ACEHGLOBALNEWS — Pemilihan umum atau Pemilu merupakan momen penting dalam sistem demokrasi, di mana rakyat memiliki hak untuk memilih pemimpinnya. Menjelang pesta demokrasi rakyat, apa pun bentuknya, politik uang telah menjadi tradisi di tengah masyarakat.
Dalam bahasa inggris politik uang dikenal dengan istilah “money politics”. Sementara dalam bahasa Arab, politik uang identik dengan risywah. Perbuatan risywah berupa suap atau sogok menyogok. Dalam ajaran Islam sangat dilarang dan hukumnya haram.
Secara sederhana, politik uang didefinisikan sebagai pemberian uang atau materi lain kepada pemilih untuk memengaruhi pilihan mereka. Dampaknya sangatlah berbahaya, karena praktik ini merampas hak pilih bebas rakyat dan membuka jalan bagi penyalahgunaan kekuasaan.
Praktik politik uang, telah menjadi momok yang menghantui demokrasi Indonesia. Baik dalam pemilihan umum tingkat nasional maupun lokal, praktik ini sudah lazim terjadi dan mereduksi makna demokrasi itu sendiri.
Lebih parahnya lagi, politik uang menjadi akar dari budaya korupsi yang menggerogoti bangsa. Biaya politik yang tinggi – mencapai puluhan hingga ratusan miliar rupiah – menjadi beban bagi calon peserta pemilu atau pilkada. Biaya ini digunakan untuk menyogok pemilih untuk meraup suara pemilih.

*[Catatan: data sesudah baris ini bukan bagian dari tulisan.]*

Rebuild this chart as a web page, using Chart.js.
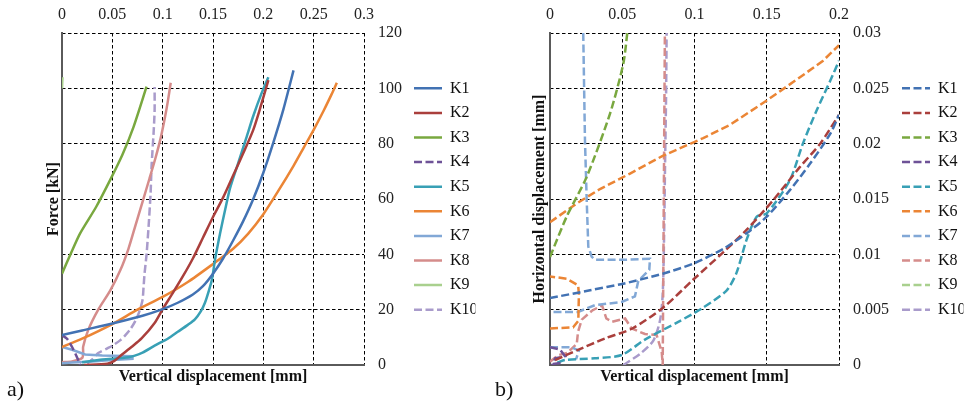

Untuk menutupi biaya fantastis ini, calon yang terjerat politik uang akan tergoda untuk melakukan korupsi setelah terpilih. Logikanya sederhana, mereka yang mengeluarkan modal besar ingin balik modal. Gaji yang relatif kecil tak cukup untuk menutupi biaya, sehingga korupsi menjadi solusi.